- _STATED TASK_
Return the material word for word. Do not include pictures.

- _SOURCE DATA_

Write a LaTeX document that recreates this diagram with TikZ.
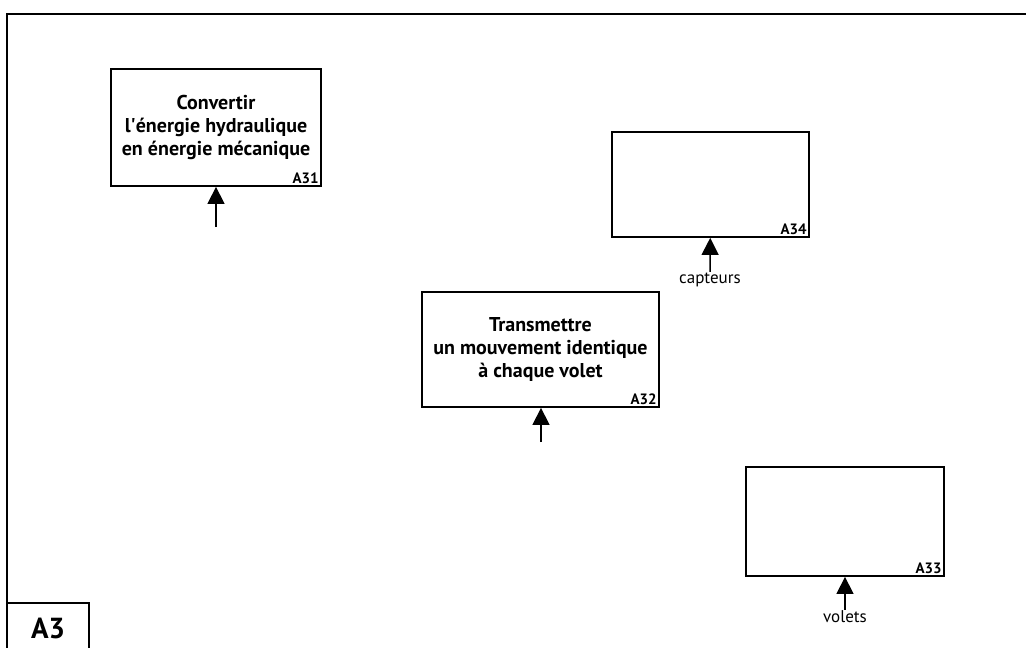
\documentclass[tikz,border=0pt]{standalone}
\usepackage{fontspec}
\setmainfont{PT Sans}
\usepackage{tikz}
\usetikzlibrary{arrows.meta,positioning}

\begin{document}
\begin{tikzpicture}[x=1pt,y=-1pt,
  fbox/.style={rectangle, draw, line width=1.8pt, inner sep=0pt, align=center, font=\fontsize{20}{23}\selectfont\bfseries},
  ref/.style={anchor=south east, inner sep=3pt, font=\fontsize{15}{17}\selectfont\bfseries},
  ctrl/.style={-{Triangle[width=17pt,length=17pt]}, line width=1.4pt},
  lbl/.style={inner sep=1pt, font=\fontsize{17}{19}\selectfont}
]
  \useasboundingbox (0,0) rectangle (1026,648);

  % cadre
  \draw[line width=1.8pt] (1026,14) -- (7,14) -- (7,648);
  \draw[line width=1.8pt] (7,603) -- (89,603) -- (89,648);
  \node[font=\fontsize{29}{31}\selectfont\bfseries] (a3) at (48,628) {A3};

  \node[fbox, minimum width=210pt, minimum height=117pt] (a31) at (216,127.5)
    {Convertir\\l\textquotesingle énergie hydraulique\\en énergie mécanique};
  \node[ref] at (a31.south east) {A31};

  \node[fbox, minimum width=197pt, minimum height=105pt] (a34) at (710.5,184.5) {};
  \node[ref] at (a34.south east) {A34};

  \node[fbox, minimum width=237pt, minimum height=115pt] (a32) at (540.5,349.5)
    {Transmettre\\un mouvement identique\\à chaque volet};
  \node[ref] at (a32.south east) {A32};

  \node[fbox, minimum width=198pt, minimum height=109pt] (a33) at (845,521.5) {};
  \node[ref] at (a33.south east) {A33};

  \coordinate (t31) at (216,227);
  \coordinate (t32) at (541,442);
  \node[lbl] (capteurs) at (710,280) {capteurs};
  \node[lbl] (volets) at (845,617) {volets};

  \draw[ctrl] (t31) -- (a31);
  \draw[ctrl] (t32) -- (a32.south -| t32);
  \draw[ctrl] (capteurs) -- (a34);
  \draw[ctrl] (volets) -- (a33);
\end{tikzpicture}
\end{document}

- _EXERCISE SOLUTION_
Write a LaTeX document that recreates this diagram with TikZ.
\documentclass[tikz,border=0pt]{standalone}
\usepackage{fontspec}
\setmainfont{PT Sans}
\usepackage{tikz}
\usetikzlibrary{arrows.meta,positioning}

\begin{document}
\begin{tikzpicture}[x=1pt,y=-1pt,
  fbox/.style={rectangle, draw, line width=1.8pt, inner sep=0pt, align=center, font=\fontsize{20}{23}\selectfont\bfseries},
  ref/.style={anchor=south east, inner sep=3pt, font=\fontsize{15}{17}\selectfont\bfseries},
  ctrl/.style={-{Triangle[width=17pt,length=17pt]}, line width=1.4pt},
  lbl/.style={inner sep=1pt, font=\fontsize{17}{19}\selectfont}
]
  \useasboundingbox (0,0) rectangle (1026,648);

  % cadre
  \draw[line width=1.8pt] (1026,14) -- (7,14) -- (7,648);
  \draw[line width=1.8pt] (7,603) -- (89,603) -- (89,648);
  \node[font=\fontsize{29}{31}\selectfont\bfseries] (a3) at (48,628) {A3};

  \node[fbox, minimum width=210pt, minimum height=117pt] (a31) at (216,127.5)
    {Convertir\\l\textquotesingle énergie hydraulique\\en énergie mécanique};
  \node[ref] at (a31.south east) {A31};

  \node[fbox, minimum width=197pt, minimum height=105pt] (a34) at (710.5,184.5) {};
  \node[ref] at (a34.south east) {A34};

  \node[fbox, minimum width=237pt, minimum height=115pt] (a32) at (540.5,349.5)
    {Transmettre\\un mouvement identique\\à chaque volet};
  \node[ref] at (a32.south east) {A32};

  \node[fbox, minimum width=198pt, minimum height=109pt] (a33) at (845,521.5) {};
  \node[ref] at (a33.south east) {A33};

  \coordinate (t31) at (216,227);
  \coordinate (t32) at (541,442);
  \node[lbl] (capteurs) at (710,280) {capteurs};
  \node[lbl] (volets) at (845,617) {volets};

  \draw[ctrl] (t31) -- (a31);
  \draw[ctrl] (t32) -- (a32.south -| t32);
  \draw[ctrl] (capteurs) -- (a34);
  \draw[ctrl] (volets) -- (a33);
\end{tikzpicture}
\end{document}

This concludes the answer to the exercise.